The Magistrate Judge extended the discovery and expert discovery deadlines by 28 days during the telephone conference. In view of this ruling, it does not appear discovery can be accomplished within that period of time. Discovery will remain open until May 1, 2012. The Plaintiff and Counter–Defendant shall make their Rule 26 expert witness disclosures by May 31, 2012. The Defendants and Counterclaimants shall provide their Rule 26 expert disclosures by July 2, 2012, and all depositions of expert witnesses shall be completed by August 10, 2012. The deadline for filing dispositive motions is September 10, 2012. Responses will be due 28 days thereafter and replies, if any, limited to five pages, will be filed 14 days after any response. If dispositive motions are filed early the response and reply dates are moved up accordingly.
After consulting with Judge Sharp's chambers this matter is set for a trial,
which the parties estimate will take at least four days, on February 12, 2013, at 9:00 a.m. Judge Sharp will conduct the final pretrial conference on January 25, 2013, at 1:30 p.m. Judge Sharp will issue a separate order covering his requirements for the final pretrial conference and the trial.
The parties have indicated that they felt alternative dispute resolution might be considered after additional discovery. Given the history of this case where the parties are litigating everything to the nth degree, the Magistrate Judge has checked with Magistrate Judge Bryant and he is willing to conduct a settlement conference with the parties.
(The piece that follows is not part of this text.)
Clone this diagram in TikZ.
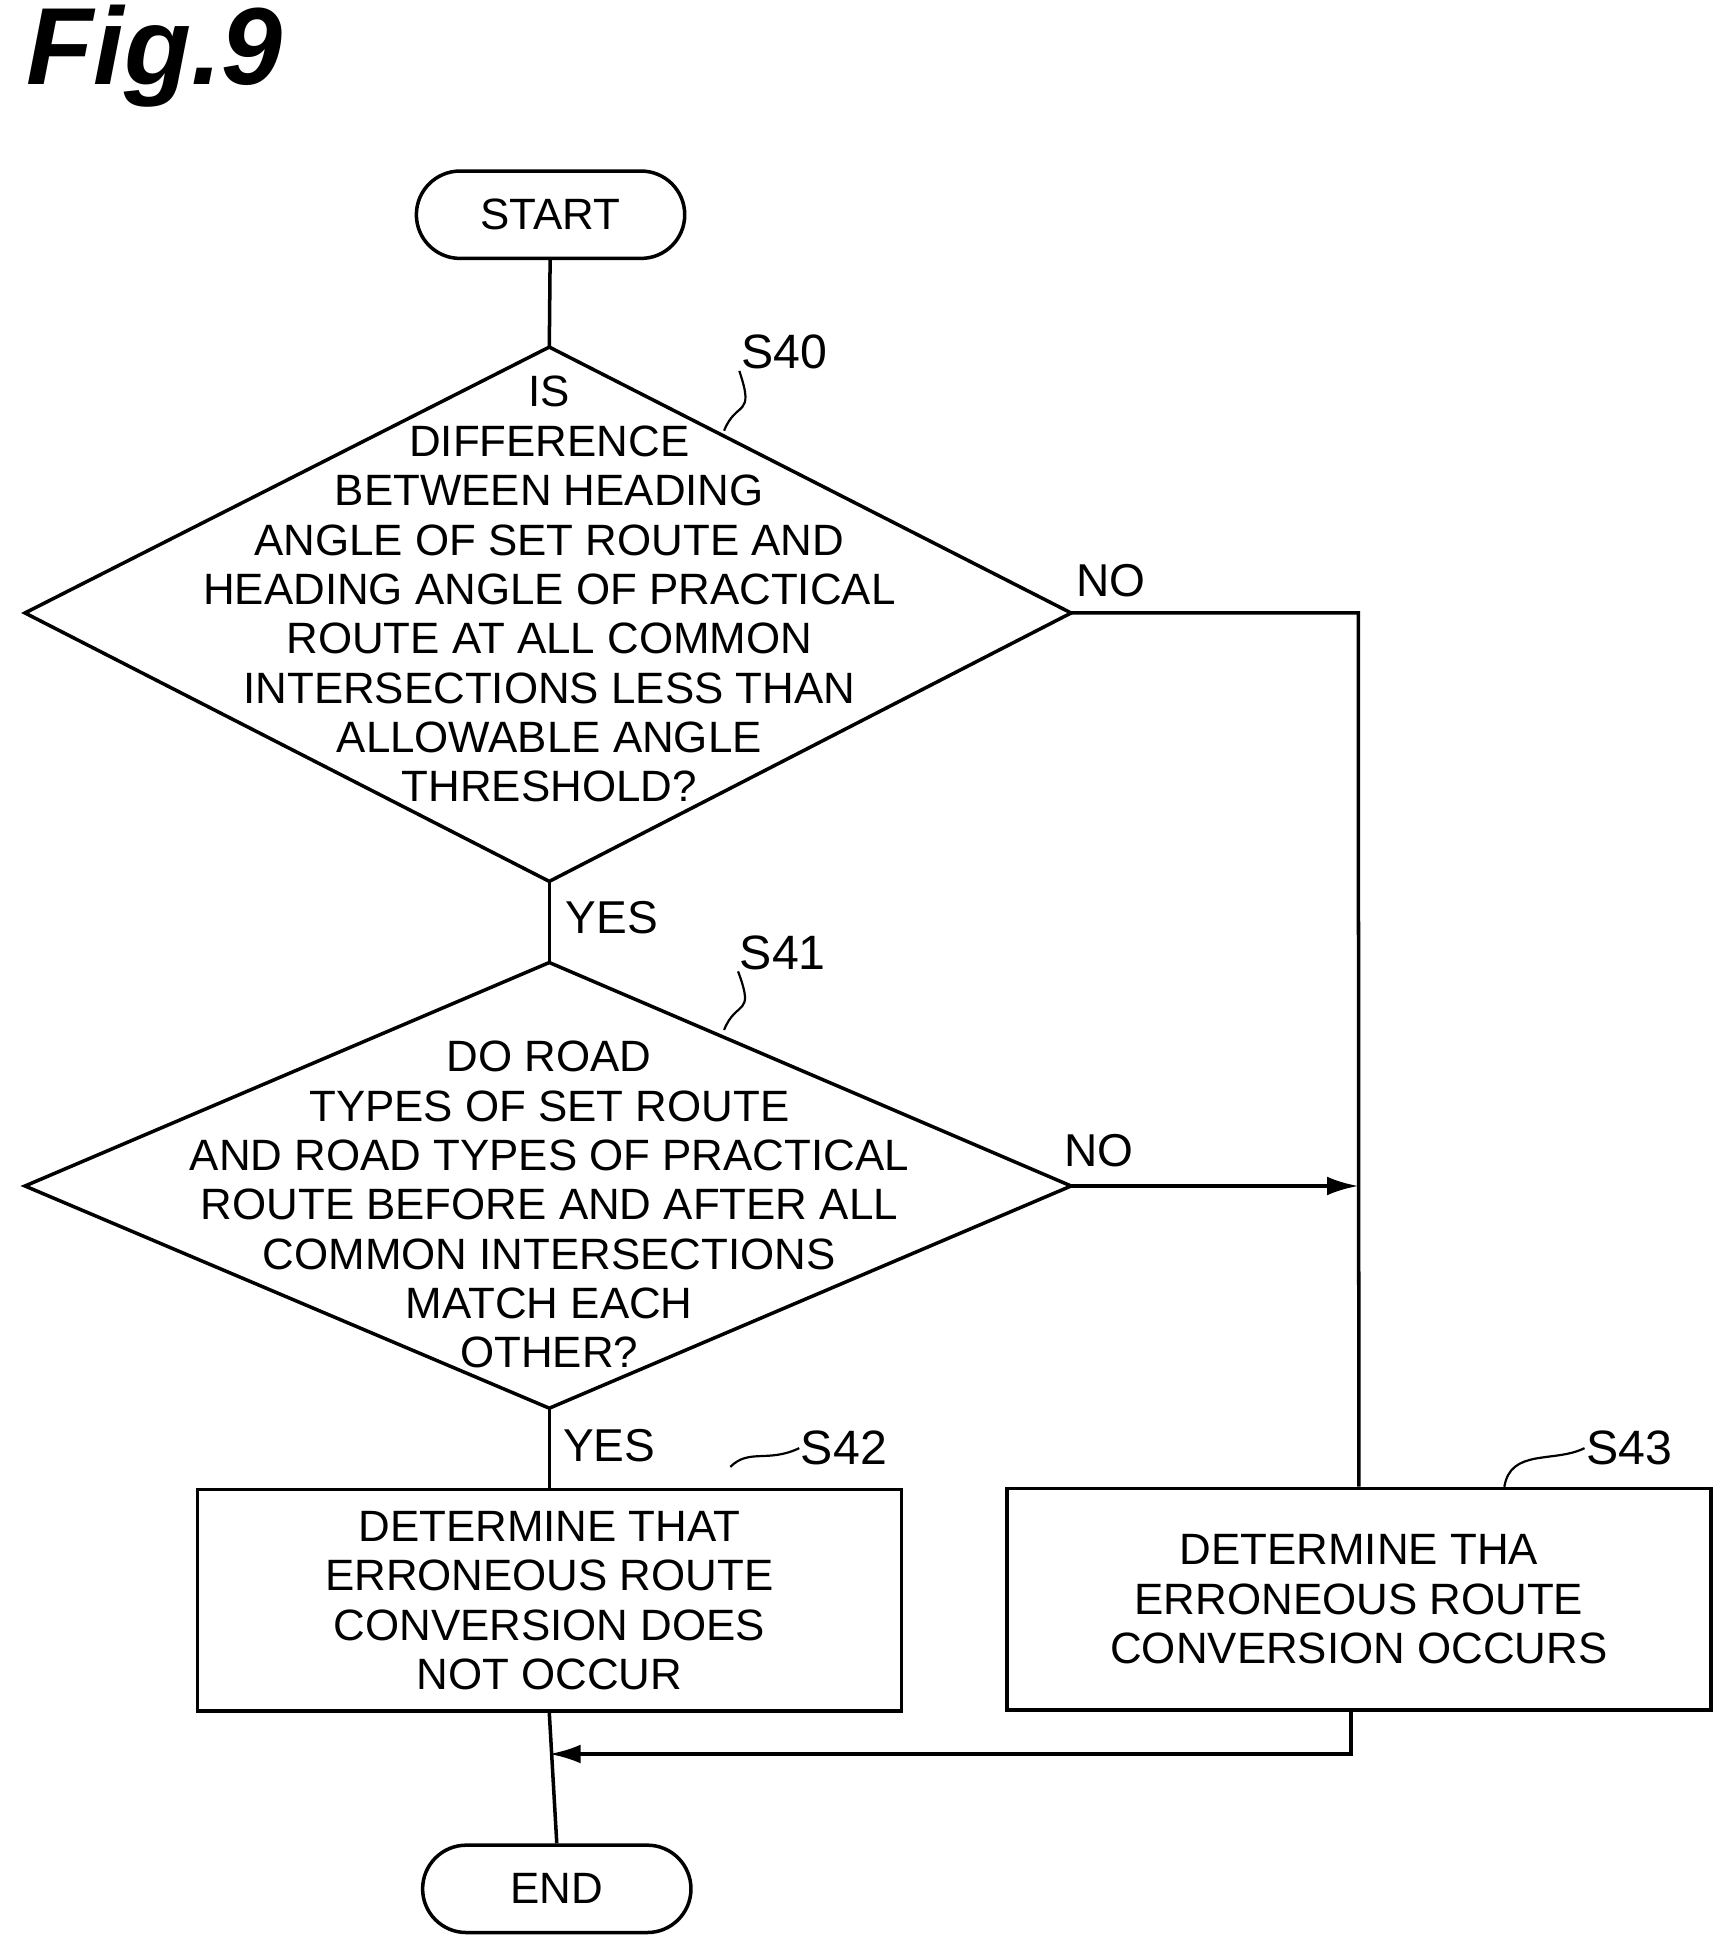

The parties are directed to either schedule mediation with a private mediator or contact Judge Bryant's chambers to schedule mediation by April 2, 2012. Much like Dickens' Bleak House
the loser in this case could be bankrupt, and the winner may well have a judgment, which will be suitable for framing, but not convertible to cash.
The Magistrate Judge urges the parties in the strongest terms to settle this case if at all possible.